前述の実施形態から理解されるように、本発明は、拡大縮小可能で取り付けが簡単な、掘削機のための信頼性のある安全な昇降システムを提供する。しかしながら、本発明の1つまたは複数の原理は、連結具または類似の部品がシステムに携わる作業員に損害または危害を与える恐れのある他の昇降システムに、それが移動式および固定式のどちらであっても、また、その大きさに関わらず、拡大適用が可能であることを理解されたい。
上述の実施形態は単なる例示として説明される。発明から逸脱することなく、多くの変形が可能である。

Claims (17)

  1. 掘削機のための昇降システムであって、
    可動の連結具と、
    前記連結具の変位のために前記連結具に結合されるように構成されたアクチュエータと、
    前記連結具の前記変位を制限するように構成された当接部材と、
    前記連結具に装着されたフックを解放可能に保持するように配置された保持組立体と
    を備え、
    前記アクチュエータは、前記フックが前記組立体に保持されない第1の位置と前記フックが前記組立体によって保持される第2の位置との間で、前記連結具を可逆的に変位させるように動作し得る、昇降システム。
  2. 前記保持組立体は、前記フックを保持するための自動把持機構を備える、請求項1に記載の昇降システム。
  3. 前記把持機構は、前記フックを把持するために互いに向かって付勢される一対の枢動可能面を備える、請求項2に記載の昇降システム。
  4. 前記枢動可能面は、ばねによって負荷がかけられた一対の櫂状部材の形態である、請求項3に記載の昇降システム。
  5. 前記保持組立体は、フック放出機構をさらに備える、請求項2から4のいずれかに記載の昇降システム。

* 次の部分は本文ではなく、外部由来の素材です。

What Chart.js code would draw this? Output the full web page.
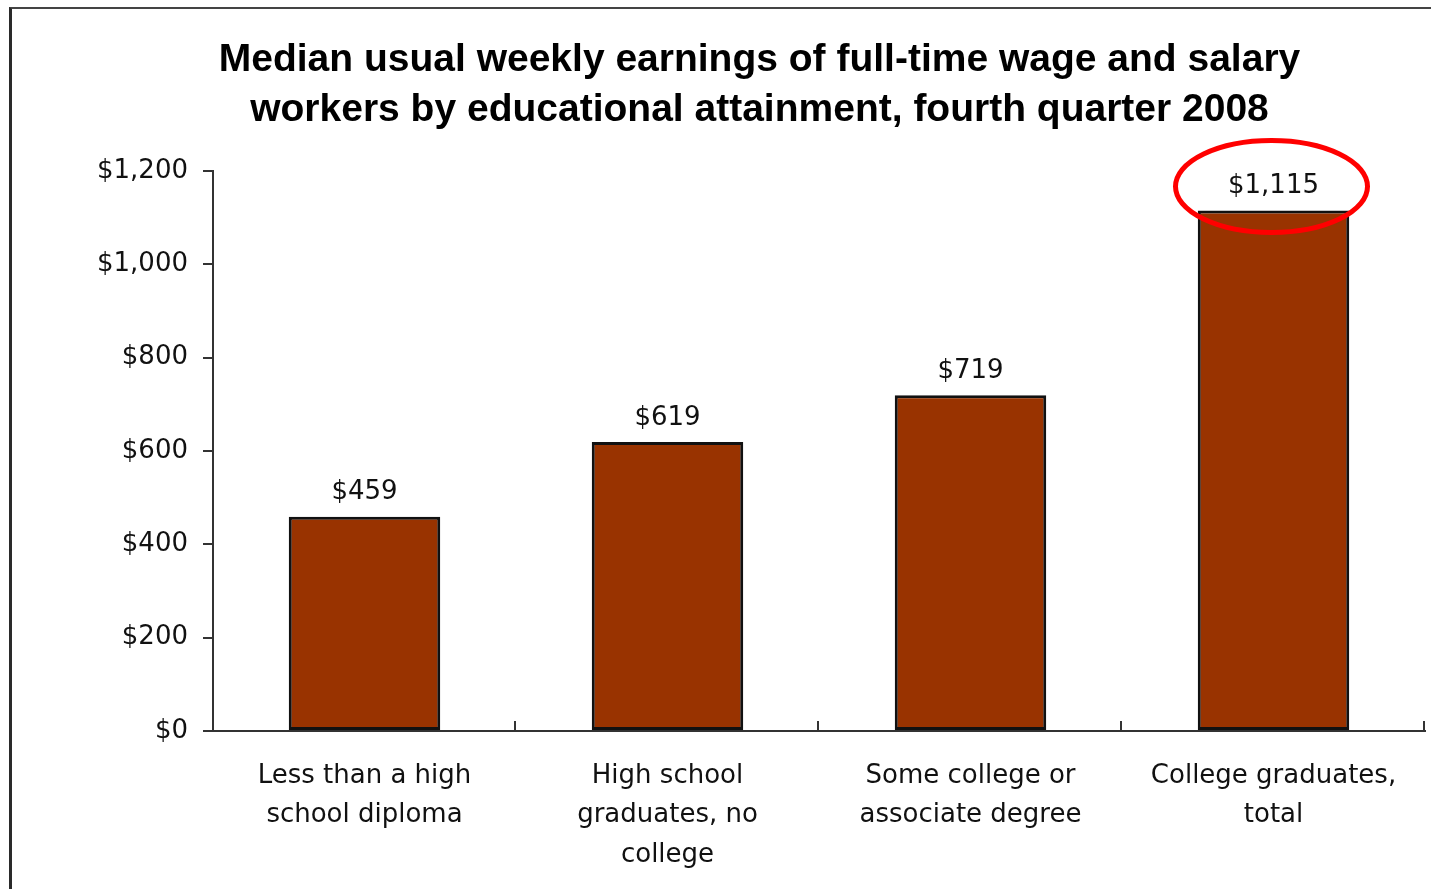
<!DOCTYPE html>
<html>
<head>
<meta charset="utf-8">
<title>Median usual weekly earnings by educational attainment</title>
<script src="https://cdn.jsdelivr.net/npm/chart.js@4.4.1/dist/chart.umd.min.js"></script>
<style>
    html, body { margin: 0; padding: 0; background: #fff; }
    .frame {
        position: absolute;
        left: 9px;
        top: 7px;
        width: 1440px;
        height: 900px;
        border-left: 3px solid #2a2a2a;
        border-top: 2px solid #444;
    }
    .chart-box {
        position: absolute;
        left: 0;
        top: 0;
        width: 1431px;
        height: 889px;
    }
</style>
</head>
<body>
<div class="frame"></div>
<div class="chart-box">
    <canvas id="earningsChart" width="1431" height="889"></canvas>
</div>

<script>
// Chart data
const categories = [
    ['Less than a high', 'school diploma'],
    ['High school', 'graduates, no', 'college'],
    ['Some college or', 'associate degree'],
    ['College graduates,', 'total']
];
const earnings = [459, 619, 719, 1115];
const yTicks = [0, 200, 400, 600, 800, 1000, 1200];
const highlightIndex = 3;

function formatDollars(value) {
    return '$' + Number(value).toLocaleString('en-US');
}

// Value labels above each bar
const valueLabels = {
    id: 'valueLabels',
    afterDatasetsDraw(chart) {
        const ctx = chart.ctx;
        const meta = chart.getDatasetMeta(0);
        ctx.save();
        ctx.font = '26px "DejaVu Sans"';
        ctx.fillStyle = '#111';
        ctx.textAlign = 'center';
        ctx.textBaseline = 'middle';
        meta.data.forEach((bar, i) => {
            ctx.fillText(formatDollars(earnings[i]), bar.x, bar.y - 24);
        });
        ctx.restore();
    }
};

// Small upward tick marks between categories
const categoryTicks = {
    id: 'categoryTicks',
    afterDraw(chart) {
        const { ctx, chartArea } = chart;
        const step = (chartArea.right - chartArea.left) / categories.length;
        ctx.save();
        ctx.strokeStyle = '#333';
        ctx.lineWidth = 2;
        for (let i = 1; i <= categories.length; i++) {
            const x = Math.round(chartArea.left + step * i) - 1;
            ctx.beginPath();
            ctx.moveTo(x, chartArea.bottom);
            ctx.lineTo(x, chartArea.bottom - 10);
            ctx.stroke();
        }
        ctx.restore();
    }
};

// Red ellipse around the highlighted value
const highlightEllipse = {
    id: 'highlightEllipse',
    afterDraw(chart) {
        const bar = chart.getDatasetMeta(0).data[highlightIndex];
        if (!bar) return;
        const ctx = chart.ctx;
        ctx.save();
        ctx.strokeStyle = '#ff0000';
        ctx.lineWidth = 5;
        ctx.beginPath();
        ctx.ellipse(bar.x - 2, bar.y - 24, 96, 46, 0, 0, Math.PI * 2);
        ctx.stroke();
        ctx.restore();
    }
};

document.addEventListener('DOMContentLoaded', function() {
    const ctx = document.getElementById('earningsChart');

    new Chart(ctx, {
        type: 'bar',
        data: {
            labels: categories,
            datasets: [{
                data: earnings,
                backgroundColor: '#993300',
                borderColor: '#111',
                borderWidth: 3,
                borderSkipped: false,
                categoryPercentage: 1,
                barPercentage: 0.5
            }]
        },
        options: {
            responsive: false,
            animation: false,
            layout: { padding: { top: 0, right: 6, bottom: 0, left: 94 } },
            plugins: {
                legend: { display: false },
                tooltip: { enabled: false },
                title: {
                    display: true,
                    text: [
                        'Median usual weekly earnings of full-time wage and salary',
                        'workers by educational attainment, fourth quarter 2008'
                    ],
                    color: '#000',
                    font: { family: '"Liberation Sans", Arial, sans-serif', size: 39, weight: 'bold', lineHeight: 1.28 },
                    padding: { top: 35, bottom: 36 }
                }
            },
            scales: {
                x: {
                    grid: { display: true, drawOnChartArea: false, drawTicks: false },
                    border: { display: true, color: '#333', width: 2 },
                    ticks: {
                        color: '#111',
                        padding: 25,
                        maxRotation: 0,
                        autoSkip: false,
                        font: { family: '"DejaVu Sans", sans-serif', size: 26, lineHeight: 1.52 }
                    },
                    afterFit(scale) { scale.height = 158; }
                },
                y: {
                    min: 0,
                    max: 1200,
                    afterBuildTicks(scale) {
                        scale.ticks = yTicks.map(v => ({ value: v }));
                    },
                    grid: { display: true, drawOnChartArea: false, drawTicks: true, tickLength: 10, color: '#333', lineWidth: 2 },
                    border: { display: true, color: '#333', width: 2 },
                    ticks: {
                        color: '#111',
                        padding: 15,
                        font: { family: '"DejaVu Sans", sans-serif', size: 26 },
                        callback: value => formatDollars(value)
                    },
                    afterFit(scale) { scale.width = 119; }
                }
            }
        },
        plugins: [valueLabels, categoryTicks, highlightEllipse]
    });
});
</script>
</body>
</html>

  6. 前記フック放出機構は、前記連結具が通過可能な開孔を含む付勢板を備える、請求項5に記載の昇降システム。
  7. 前記付勢板はばねによって負荷がかけられる、請求項6に記載の昇降システム。
  8. 前記開孔は、前記フックの相補的な形状の首部を受け入れるために先細りの縁部を有する、請求項6または7に記載の昇降システム。
  9. 前記当接部材は、ピストンブロック筐体の形態である、請求項1から8のいずれかに記載の昇降システム。
  10. 前記ピストンブロック筐体は、前記連結具が通過可能な孔を備える、請求項9に記載の昇降システム。
  11. 前記アクチュエータの端部に結合される係合部材をさらに備え、前記係合部材は、前記フックが前記組立体に保持されていないときに前記当接部材と係合するように構成される、請求項1から10のいずれかに記載の昇降システム。
  12. 前記係合部材は、ピストンラムブロックの形態である、請求項11に記載の昇降システム。
  13. 前記当接部材は、前記ピストンラムブロックの移動を禁止する当接面を備える、請求項12に記載の昇降システム。
  14. 前記係合部材の前記変位を案内するための、少なくとも1つのガイドレールをさらに備える、請求項11から13のいずれかに記載の昇降システム。
  15. 前記係合部材は、前記ガイドレールと係合するように適合された少なくとも1つの横方向に延びるピンを備える、請求項14に記載の昇降システム。
  16. 前記アクチュエータは、油圧ラムである、請求項1から15のいずれかに記載の昇降システム。
  17. 請求項1から16のいずれかに記載の昇降システムを備える、掘削機。